Their motions are similar: Wide-eyed, pupils darting from side to side, hands fidgeting, an upturn of a smile only to be replaced by a quick, nervous bite of the lips. They scan the room, looking for both a seat and a familiar face.
My internal actions are also similar: a heartbeat that my Fitbit registers as cardio, butterflies in my stomach, a million thoughts racing through my head: I forgot to turn the music on. Is the AC even working? Why are my palms sweating? Don’t forget to smile as you greet them at the door, Jen. Stop overthinking. Be in the moment. There. That’s better.
But the situation is different.
They are not the seventh-grade students I am used to; they are first-year high school and middle school teachers, adults of varying ages and professional backgrounds. They are anxious to get in their classrooms and meet their students. They are used to being in control; they are suddenly not.
I am no longer an English Language Arts teacher in my classroom, but rather a beginning teacher mentor, facilitating these teachers’ first professional development at our district’s office. I am anxious to meet my teachers. I am used to not being nervous, but suddenly, I am.
Through our conversations that day in July, one comment from one of the teachers truly stuck out: “I just don’t want to fail. This job is too important for failure to be an option.” What developed from the group was a discussion about the different hats teachers wear that make our jobs meaningful. Looking back and reflecting upon the session, what I wish would have developed was a discussion about the idea of ‘failure’ and the pressure it puts on educators. Both my first-year teachers and I were feeling anxiety partially because of our desperate desire to not to fail.
The words ‘fail’ and ‘failure’ have such a negative connotation, especially in education. As a society, we label our schools with letter grades that supposedly denote varying levels of ‘success.’ Educators are evaluated on rubrics with point values allowing them to work towards becoming ‘accomplished.’ We hold our breaths when school letter grades come out and make sure our evaluator sees us earning our points. We don’t want to ‘fail.’
We’ve all seen the FAIL acronym; many of us have had posters of First Attempt In Learning in our classrooms to motivate our students, but oftentimes teachers are paralyzed by the idea of failing ourselves. We work our hardest to make sure our lessons are successful, that our assessments accurately measure student learning, that our classroom environments are ones where all students feel valued and loved. A bad lesson can change our mood. An assessment where students don’t perform as expected can lead to anger. An unkind word or action can lead us down the path to guilt. We identify that we ‘failed’ but don’t know our next steps.
Recently, I came across the design-thinking guru, the Tech Rabbi, Rabbi Michael Cohen. He added to the traditional FAIL acronym, by making it FAILURE:
If we ‘fail’ and do nothing with it, all we do is learn that what we did didn’t work. But reflection allows teachers and students alike to modify, to recreate, think through, problem-solve, and grow. This growth is what makes us better teachers, learners, and people. The 3Ps in a Pod podcast from Season 4, Episode 1 even brought up the fact that “reflection turns into action.” How do we actively reflect when our days are already so full?
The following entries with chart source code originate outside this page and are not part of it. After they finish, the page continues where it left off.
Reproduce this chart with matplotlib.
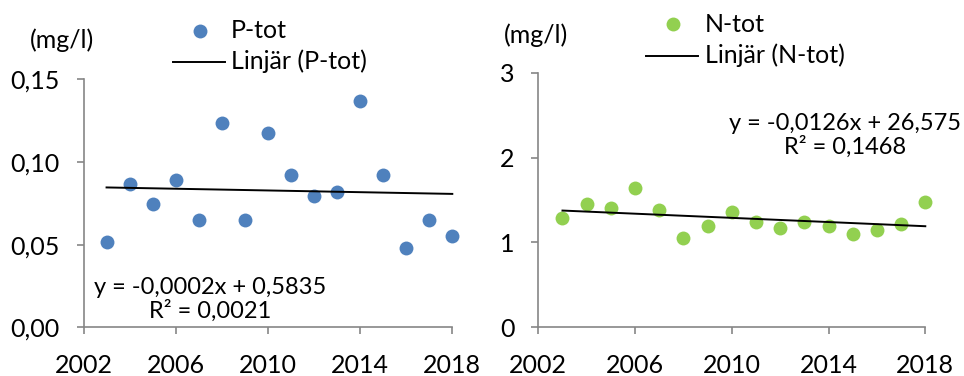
import matplotlib
matplotlib.use("Agg")
import matplotlib.pyplot as plt
import numpy as np
from matplotlib.lines import Line2D

plt.rcParams['font.family'] = ['Lato', 'DejaVu Sans']

years = list(range(2003, 2019))
p_tot = [0.0514, 0.0865, 0.0744, 0.0889, 0.0647, 0.1238, 0.0647, 0.1177,
         0.0923, 0.0792, 0.0817, 0.1371, 0.0923, 0.0478, 0.0647, 0.0550]
n_tot = [1.284, 1.452, 1.402, 1.637, 1.378, 1.052, 1.193, 1.354,
         1.240, 1.170, 1.240, 1.193, 1.099, 1.146, 1.217, 1.476]
x_ticks = [2002, 2006, 2010, 2014, 2018]
p_yticks = [0.00, 0.05, 0.10, 0.15]
p_yticklabels = ["0,00", "0,05", "0,10", "0,15"]
n_yticks = [0, 1, 2, 3]
n_yticklabels = ["0", "1", "2", "3"]
p_eq = "y = -0,0002x + 0,5835\nR² = 0,0021"
n_eq = "y = -0,0126x + 26,575\nR² = 0,1468"

W, H = 964, 376
fig = plt.figure(figsize=(W/100, H/100), dpi=100)

gray = '#868686'
fs = 18

def style(ax):
    for s in ['top', 'right']:
        ax.spines[s].set_visible(False)
    for s in ['left', 'bottom']:
        ax.spines[s].set_color(gray)
        ax.spines[s].set_linewidth(1.2)
    ax.tick_params(axis='both', colors=gray, length=5, width=1.2, labelsize=fs,
                   labelcolor='black', direction='out')
    ax.tick_params(axis='x', pad=14)
    ax.tick_params(axis='y', pad=12)
    ax.set_xlim(2002, 2018)
    ax.set_xticks(x_ticks)

def trend(ax, y):
    x = np.array(years, dtype=float)
    k, m = np.polyfit(x, np.array(y), 1)
    ax.plot([x[0], x[-1]], [k*x[0]+m, k*x[-1]+m], color='black', lw=1.4, zorder=3,
            clip_on=False)

# left panel
ax1 = fig.add_axes([83.5/W, 1-327.3/H, (452.3-83.5)/W, (327.3-79.3)/H])
style(ax1)
ax1.scatter(years, p_tot, s=100, color='#4F81BD', zorder=2, linewidths=0, clip_on=False)
trend(ax1, p_tot)
ax1.set_ylim(0, 0.15)
ax1.set_yticks(p_yticks)
ax1.set_yticklabels(p_yticklabels)

# right panel
ax2 = fig.add_axes([538.3/W, 1-327.3/H, (925.3-538.3)/W, (327.3-72.7)/H])
style(ax2)
ax2.scatter(years, n_tot, s=100, color='#92D050', zorder=2, linewidths=0, clip_on=False)
trend(ax2, n_tot)
ax2.set_ylim(0, 3)
ax2.set_yticks(n_yticks)
ax2.set_yticklabels(n_yticklabels)

# units
fig.text(62/W, 1-40/H, "(mg/l)", fontsize=fs, ha='center', va='center')
fig.text(536/W, 1-35/H, "(mg/l)", fontsize=fs, ha='center', va='center')

# legends
def legend(mx, my, tx, ly, lx0, lx1, label1, label2, color):
    fig.add_artist(Line2D([mx/W], [1-my/H], marker='o', markersize=10, color=color,
                          markeredgewidth=0, linestyle='none'))
    fig.text(tx/W, 1-my/H, label1, fontsize=fs, ha='left', va='center')
    fig.add_artist(Line2D([lx0/W, lx1/W], [1-ly/H, 1-ly/H], color='black', lw=1.4))
    fig.text(tx/W, 1-ly/H, label2, fontsize=fs, ha='left', va='center')

legend(200, 30.5, 231, 61.5, 173, 225, "P-tot", "Linjär (P-tot)", '#4F81BD')
legend(673, 24, 705, 55.5, 646, 698, "N-tot", "Linjär (N-tot)", '#92D050')

# equations
fig.text(210/W, 1-299/H, p_eq, fontsize=17, ha='center', va='center', linespacing=1.1)
fig.text(845/W, 1-135/H, n_eq, fontsize=17, ha='center', va='center', linespacing=1.1)

fig.savefig("out.png", dpi=100)
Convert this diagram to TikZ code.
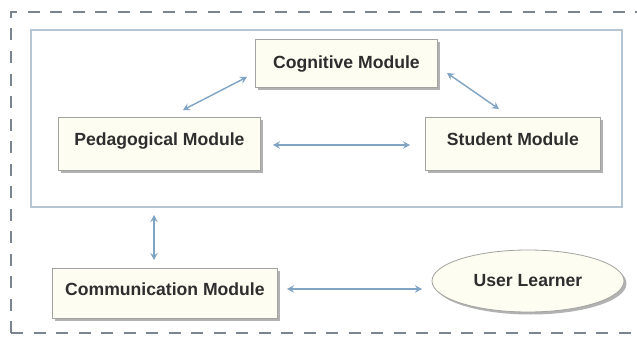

For my beginning teachers, my observations and our conversations focus on four main questions: What’s working? What are the current challenges, concerns, or needs? What is the teacher’s next steps? What is the mentor’s next steps? These observations and discussions are thus framed in a way that both of us can be reflective and no one gets stuck, even when some challenges, concerns, and needs may seem overwhelming.
For me, some days, I write in a simple notebook. Often it is chicken scratch shorthand, and that’s OK. Some days, I talk myself through my day’s successes and failures as I drive between schools, or to the daycare provider’s to pick up my son. I find talking aloud allows me to be more focused than an interior dialogue, which tends to take unproductive tangents. I look like a crazy person as I’m driving, but that’s OK too.
I’ve found that my first attempts in learning during in this new position must be met with the action of reflection so I can, as NBPTS Core Proposition 4 states, “think systematically about [my] practice and learn from experience.” Without identifying how I move on from those first attempts in learning, I simply can’t move on and can’t learn from experience; I stay stuck, and no one wants to be stuck. To slightly alter the words of my beginning teacher in that July meeting, “This job is too important to be stuck.”
Comments 4
I love the addition of reflection in the ‘Failure’ acronym. You make such a good point about reflection being what ensures that we truly learn and grow from the situation. I feel like this important for myself as a teacher, but also for me to teach my students about this too.
Since I am like across the street at PHS can I walk down and steal your FAIL poster.. Absolutely LOVE it !!!
I also like the quote that “failure is an event, not a person.” I have learned more from failing, reflecting, and retrying than I have from getting something right the first time. I love the idea that “this job is too important to be stuck”!
This is such an excellent blog. I love how it paints a picture of the desperate need to succeed–and the importance of teaching how reflection can turn our F-A-I-L-U-R-E into learning. Great new acronym. I think that everyone does their absolute best, given the training and knowledge they have. It’s so important that we provide training as well as talking/reflection time for ALL teachers, not just the new ones. Thanks for this post.